Scrapy+Splash for JavaScript integration

1 year ago

Removed official support for Python 2.7, 3.4, 3.5 and 3.6, and added official support for Python 3.9, 3.10 and 3.11.
Deprecated SplashJsonResponse.body_as_unicode(), to be replaced by SplashJsonResponse.text.
Removed calls to obsolete to_native_str, removed in Scrapy 2.8.

2 years ago

Security bug fix:

If you use HttpAuthMiddleware (i.e. the http_user and http_pass spider attributes) for Splash authentication, any non-Splash request will expose your credentials to the request target. This includes robots.txt requests sent by Scrapy when the ROBOTSTXT_OBEY setting is set to True.

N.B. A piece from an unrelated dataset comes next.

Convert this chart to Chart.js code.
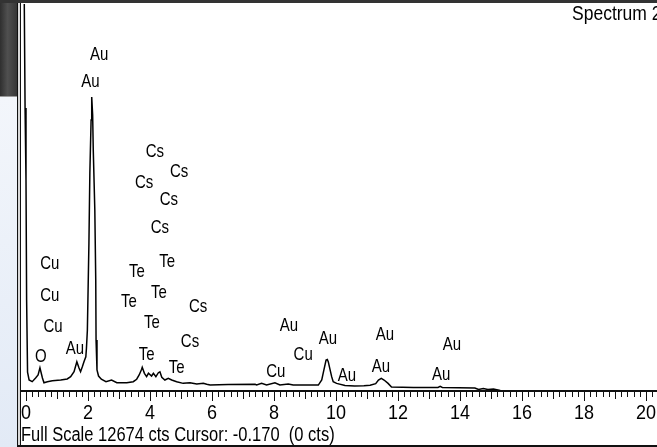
<!DOCTYPE html>
<html>
<head>
<meta charset="utf-8">
<script src="https://cdn.jsdelivr.net/npm/chart.js@4.4.0/dist/chart.umd.min.js"></script>
<style>
  html, body { margin: 0; padding: 0; background: #fff; }
  #wrap { position: relative; width: 657px; height: 447px; }
</style>
</head>
<body>
<div id="wrap"><canvas id="spectrum"></canvas></div>
<script>
// trace: energy (keV) and counts
const energyKeV = [
  -0.13, -0.065, -0.03, 0.0, 0.02, 0.05, 0.10, 0.20, 0.31, 0.39, 0.45, 0.53, 0.58, 0.69, 0.85,
  1.12, 1.33, 1.44, 1.55, 1.64, 1.71, 1.76, 1.82, 1.87, 1.93, 1.95, 1.98, 2.03, 2.06, 2.10,
  2.12, 2.15, 2.17, 2.22, 2.25, 2.26, 2.29, 2.34, 2.43, 2.58, 2.76, 2.93, 3.25, 3.46, 3.57,
  3.65, 3.73, 3.75, 3.82, 3.89, 3.95, 4.05, 4.11, 4.19, 4.27, 4.32, 4.38, 4.48, 4.59, 4.70,
  4.86, 5.07, 5.29, 5.51, 5.72, 5.83, 5.94, 6.52, 7.39, 7.44, 7.60, 7.76, 8.03, 8.19, 8.46,
  8.62, 8.90, 9.43, 9.54, 9.61, 9.68, 9.72, 9.75, 9.81, 9.86, 9.91, 10.02, 10.29, 10.60, 10.90,
  11.10, 11.28, 11.37, 11.46, 11.55, 11.68, 11.79, 12.50, 13.29, 13.36, 13.43, 14.48, 14.60, 14.75, 14.90,
  15.08, 15.30, 20.40
];
const counts = [
  14000, 14000, 9270, 6910, 2980, 620, 360, 305, 425, 525, 760, 425, 270, 305, 335,
  360, 395, 470, 630, 960, 750, 630, 800, 960, 1120, 1400, 2000, 4850, 7140, 8875,
  9630, 9040, 7890, 5930, 3635, 1670, 690, 490, 385, 305, 360, 270, 270, 305, 385,
  525, 710, 775, 580, 470, 580, 490, 580, 470, 600, 630, 450, 360, 415, 360,
  305, 250, 270, 230, 250, 220, 195, 210, 220, 195, 250, 195, 270, 195, 230,
  195, 195, 195, 360, 690, 1015, 1030, 960, 690, 470, 305, 250, 180, 165, 170,
  190, 240, 360, 415, 360, 250, 130, 115, 115, 150, 115, 100, 50, 80, 50,
  65, 15, 10
];

const xTicks = [0, 2, 4, 6, 8, 10, 12, 14, 16, 18, 20];
const fullScale = 12674;
const xMin = -0.129;
const xMax = 20.355;

// element markers (text, keV, cts where the label sits)
const peakNames = ['Au', 'Au', 'Cs', 'Cs', 'Cs', 'Cs', 'Cs', 'Te', 'Te', 'Te', 'Te', 'Te', 'Cs', 'Cs',
  'Cu', 'Cu', 'Cu', 'O', 'Au', 'Te', 'Te', 'Cu', 'Cu', 'Au', 'Au', 'Au', 'Au', 'Au', 'Au', 'Au'];
const peakKeV = [2.36, 2.08, 4.16, 4.94, 3.81, 4.61, 4.32, 4.55, 3.58, 4.29, 3.32, 4.06, 5.55, 5.29,
  0.77, 0.77, 0.87, 0.48, 1.58, 3.89, 4.86, 8.06, 8.94, 8.48, 9.74, 10.35, 11.58, 11.45, 13.74, 13.39];
const peakCts = [11004, 10120, 7827, 7172, 6812, 6255, 5338, 4225, 3897, 3210, 2915, 2227, 2751, 1605,
  4159, 3111, 2096, 1114, 1376, 1179, 753, 622, 1179, 2129, 1703, 491, 1834, 786, 1507, 524];

const spectrumName = 'Spectrum 2';
const statusText = 'Full Scale ' + fullScale + ' cts Cursor: -0.170  (0 cts)';

const FONT = '"Liberation Sans", Arial, sans-serif';

function tallText(c, txt, x, y, size, align) {
  c.save();
  c.translate(x, y);
  c.scale(1, 1.17);
  c.font = size + 'px ' + FONT;
  c.textAlign = align;
  c.textBaseline = 'middle';
  c.fillStyle = '#000';
  c.fillText(txt, 0, 0);
  c.restore();
}

const incaFrame = {
  id: 'incaFrame',
  beforeDraw(chart) {
    const c = chart.ctx;
    const W = chart.width, H = chart.height;
    c.save();
    c.fillStyle = '#fff';
    c.fillRect(0, 0, W, H);

    // window chrome on the left / top
    const g = c.createLinearGradient(0, 0, 17, 0);
    g.addColorStop(0, '#2f2f2f');
    g.addColorStop(0.45, '#505050');
    g.addColorStop(1, '#363636');
    c.fillStyle = g;
    c.fillRect(0, 0, 17, 96);
    c.fillStyle = '#333';
    c.fillRect(0, 0, W, 3);
    const lg = c.createLinearGradient(0, 97, 0, H);
    lg.addColorStop(0, '#f3f6fb');
    lg.addColorStop(1, '#e2eaf6');
    c.fillStyle = lg;
    c.fillRect(0, 97, 17, H - 97);
    c.fillStyle = '#9a9a9a';
    c.fillRect(0, 96, 17, 1);

    c.fillStyle = '#d8d8d8';
    c.fillRect(18, 3, 2, H - 3);
    c.fillStyle = '#111';
    c.fillRect(17, 3, 1, H - 3);
    c.fillRect(20, 3, 1, H - 3);
    c.fillRect(17, H - 2, W - 17, 2);
    c.restore();
  },
  afterDatasetsDraw(chart) {
    const c = chart.ctx;
    const xs = chart.scales.x, ys = chart.scales.y;
    const y0 = ys.getPixelForValue(0);
    c.save();
    // energy axis
    c.fillStyle = '#111';
    c.fillRect(21, y0 - 1, chart.width - 21, 2);
    for (let i = 0; i * 0.2 <= xMax; i++) {
      const px = Math.round(xs.getPixelForValue(i * 0.2));
      const len = i % 10 === 0 ? 9 : (i % 5 === 0 ? 7 : 5);
      c.fillRect(px, y0 + 1, 1, len);
    }
    xTicks.forEach(v => {
      tallText(c, String(v), xs.getPixelForValue(v), y0 + 22, 18, 'center');
    });

    // element labels
    peakNames.forEach((name, i) => {
      tallText(c, name, xs.getPixelForValue(peakKeV[i]), ys.getPixelForValue(peakCts[i]), 15, 'center');
    });

    tallText(c, spectrumName, 572, 14, 17.5, 'left');
    tallText(c, statusText, 21, 436, 16.5, 'left');
    c.restore();
  }
};

const ctx = document.getElementById('spectrum').getContext('2d');
new Chart(ctx, {
  type: 'line',
  data: {
    datasets: [{
      data: energyKeV.map((e, i) => ({ x: e, y: counts[i] })),
      borderColor: '#000',
      borderWidth: 1.5,
      pointRadius: 0,
      tension: 0,
      fill: false
    }]
  },
  options: {
    responsive: true,
    maintainAspectRatio: false,
    animation: false,
    layout: { padding: { left: 22, right: 0, top: 4, bottom: 56 } },
    scales: {
      x: { type: 'linear', min: xMin, max: xMax, display: false },
      y: { min: 0, max: fullScale, display: false }
    },
    plugins: {
      legend: { display: false },
      tooltip: { enabled: false }
    }
  },
  plugins: [incaFrame]
});
</script>
</body>
</html>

Use the new SPLASH_USER and SPLASH_PASS settings instead to set your Splash authentication credentials safely.
Responses now expose the HTTP status code and headers from Splash as response.splash_response_status and response.splash_response_headers (#158)
The meta argument passed to the scrapy_splash.request.SplashRequest constructor is no longer modified (#164)
Website responses with 400 or 498 as HTTP status code are no longer handled as the equivalent Splash responses (#158)
Cookies are no longer sent to Splash itself (#156)
scrapy_splash.utils.dict_hash now also works with obj=None (225793b)
Our test suite now includes integration tests (#156) and tests can be run in parallel (6fb8c41)
There’s a new ‘Getting help’ section in the README.rst file (#161, #162), the documentation about SPLASH_SLOT_POLICY has been improved (#157) and a typo as been fixed (#121)
Made some internal improvements (ee5000d, 25de545, 2aaa79d)